What you are asked to do:
Go through the material and tally the lines containing the string "this". Give the total alone.

Supplied records:

(begin)

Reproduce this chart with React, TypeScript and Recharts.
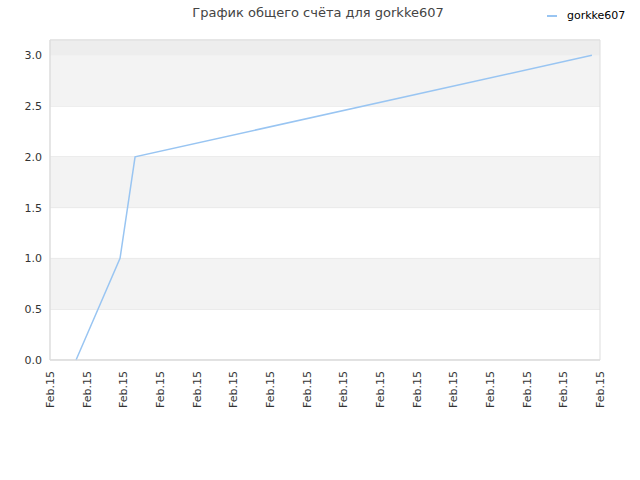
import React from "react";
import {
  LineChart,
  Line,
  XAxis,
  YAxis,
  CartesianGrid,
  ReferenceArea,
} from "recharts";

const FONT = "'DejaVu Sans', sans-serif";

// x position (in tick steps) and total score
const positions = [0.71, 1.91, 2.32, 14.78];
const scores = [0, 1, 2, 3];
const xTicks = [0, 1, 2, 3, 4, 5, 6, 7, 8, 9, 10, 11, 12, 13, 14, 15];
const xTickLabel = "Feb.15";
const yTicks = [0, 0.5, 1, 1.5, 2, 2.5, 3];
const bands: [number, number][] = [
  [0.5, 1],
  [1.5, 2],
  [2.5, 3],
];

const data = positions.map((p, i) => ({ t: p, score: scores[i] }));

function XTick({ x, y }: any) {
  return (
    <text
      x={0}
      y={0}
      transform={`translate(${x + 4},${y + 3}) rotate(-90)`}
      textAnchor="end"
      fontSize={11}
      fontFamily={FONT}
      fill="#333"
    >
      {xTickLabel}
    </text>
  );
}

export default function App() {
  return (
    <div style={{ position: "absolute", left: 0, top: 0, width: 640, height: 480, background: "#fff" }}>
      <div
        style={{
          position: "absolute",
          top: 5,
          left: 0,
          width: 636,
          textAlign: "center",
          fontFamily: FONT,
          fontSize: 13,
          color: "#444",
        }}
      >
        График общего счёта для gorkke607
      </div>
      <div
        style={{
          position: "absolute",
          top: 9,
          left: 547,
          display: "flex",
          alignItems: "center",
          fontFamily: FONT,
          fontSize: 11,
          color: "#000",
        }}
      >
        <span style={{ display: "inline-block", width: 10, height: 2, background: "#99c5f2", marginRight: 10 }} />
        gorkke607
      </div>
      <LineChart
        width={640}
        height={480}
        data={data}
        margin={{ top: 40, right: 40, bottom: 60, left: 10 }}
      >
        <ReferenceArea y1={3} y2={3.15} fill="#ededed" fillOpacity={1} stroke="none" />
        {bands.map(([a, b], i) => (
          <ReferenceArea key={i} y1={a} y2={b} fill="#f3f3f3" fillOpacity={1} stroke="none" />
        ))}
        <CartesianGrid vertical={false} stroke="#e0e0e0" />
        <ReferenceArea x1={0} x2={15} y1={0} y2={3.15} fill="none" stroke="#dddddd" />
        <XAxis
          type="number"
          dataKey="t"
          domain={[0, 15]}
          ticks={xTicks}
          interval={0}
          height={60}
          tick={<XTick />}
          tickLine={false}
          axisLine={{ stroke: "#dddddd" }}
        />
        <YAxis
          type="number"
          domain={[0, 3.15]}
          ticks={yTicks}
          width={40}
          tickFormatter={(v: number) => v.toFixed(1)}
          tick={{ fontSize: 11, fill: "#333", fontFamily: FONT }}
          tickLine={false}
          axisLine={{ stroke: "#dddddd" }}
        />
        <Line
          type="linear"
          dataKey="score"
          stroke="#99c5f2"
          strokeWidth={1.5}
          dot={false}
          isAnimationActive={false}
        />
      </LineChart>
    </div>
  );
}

(end)
(begin)

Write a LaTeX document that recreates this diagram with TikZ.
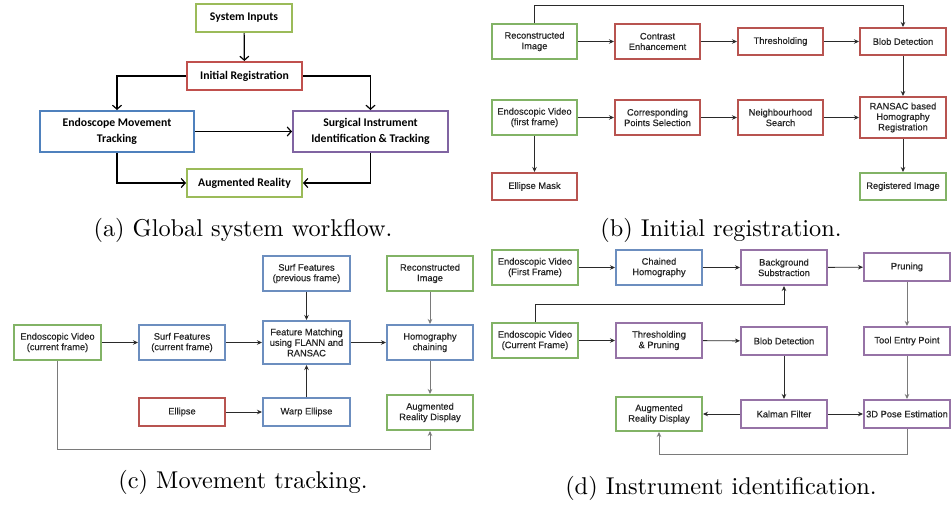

(end)

Finished answer:
2